Geez, Nelson, you started me obsessing over this, and then I couldn't
focus until I'd worked it out. :-)
Here we go. Use a fixed-width font.
First, let's look at the projection matrix. Using something like
gluPerspective, we have a matrix as follows:
With these values (for brevity):
f = cotangent( fovy/2 )
A = ( zNear+zFar )/( zNear-zFar )
B = ( 2*zNear*zFar )/( zNear-zFar )
The generated matrix is
f/aspect 0 0 0
0 f 0 0
0 0 A B
0 0 -1 0
(Please note that's column major, even though I'll use row-major vectors
below.)
OK, given an eye coordinate at the center of the view with a known z value:
ec = ( 0, 0, z, 1 )
The transformed clip coordinate is (vector-matrix multiply):
cc = ( 0, 0, z*A+B, -z )
and the normalized device coordinate (divide by cc w) is:
ndc = ( 0, 0, (z*A+B) / -z )
Next we need the viewport. To make things easy, let's assume a default
depth range of 0.0 to 1.0, and let's also assume 0, 0 for the viewport
xy values. That way we only have to deal with the with and height, which
is the typical case anyway. The window coordinate is:
wc = ( 0.5*w, 0.5*h, ( 0.5*(z*A+B) / -z ) )
Looks ugly, but remember, those are all given values, so you can just
take your known z distance, your viewport, and your projection matrix
and compute that window coordinate with a pencil and a napkin.

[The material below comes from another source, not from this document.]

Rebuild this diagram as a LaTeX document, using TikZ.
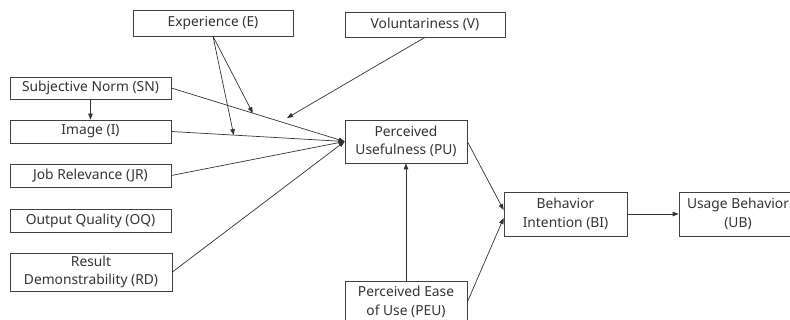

Now we know the window coordinate distance subtended by one pixel. That
distance is 1.0 by definition. It's the same for x and y, so let's
ignore y and just add 1 to x to get this new delta window coordinate:
wcD = ( 0.5*w+1, 0.5*h, ( 0.5*(z*A+B) / -z ) )
If we back-transform this into eye space, the resulting eye space x
value is the distance subtended by one pixel. That's what we're after!
We can do this... (I think...)
The delta normalized device coordinate is:
ndcD = ( ((0.5*w+1) / w * 2) - 1, 0, (z*A+B) / -z )
(Tricky: The multiply by 2 and subtract 1 is needed to put us back into
the range -1 to 1.)
The delta clip coordinate is:
ccD = ( (((0.5*w+1) / w * 2) - 1) * -z, 0, z*A+B, -z )
(Multiply by -z, the inverse of dividing by -z.)
And finally the delta eye coordinate is:
ecD = ( (((0.5*w+1) / w * 2) - 1) * -z * (aspect/f), 0, z, 1 )
(Multiply by aspect/f, which is the inverse of multiplying by f/aspect,
which is what we would've had to do at the top of this email to compute
the cc x value.)
In summary, the ec x distance subtended by one pixel in the center of
your window at a given z distance is:
(((0.5*w+1) / w * 2) - 1) * -z * (aspect/f)
To solve, you just need these four values:
* The viewport width
* The given z distance
* The aspect ration in your projection matrix
* And the f value, which is cotangent( fovy/2 ), and fovy also comes
from the projection matrix.
There might be some math errors there, so please check over my work.
Then run some test values through it to verify.
One thing to keep in mind is that eye space z distance is not the same
as world coordinate range. I've created an equation to solve for x
distance at the center of the window, and accuracy will degrade if you
use this same solution for pixels near the edge of the window.
But hopefully you get the idea and you can adapt this to your project.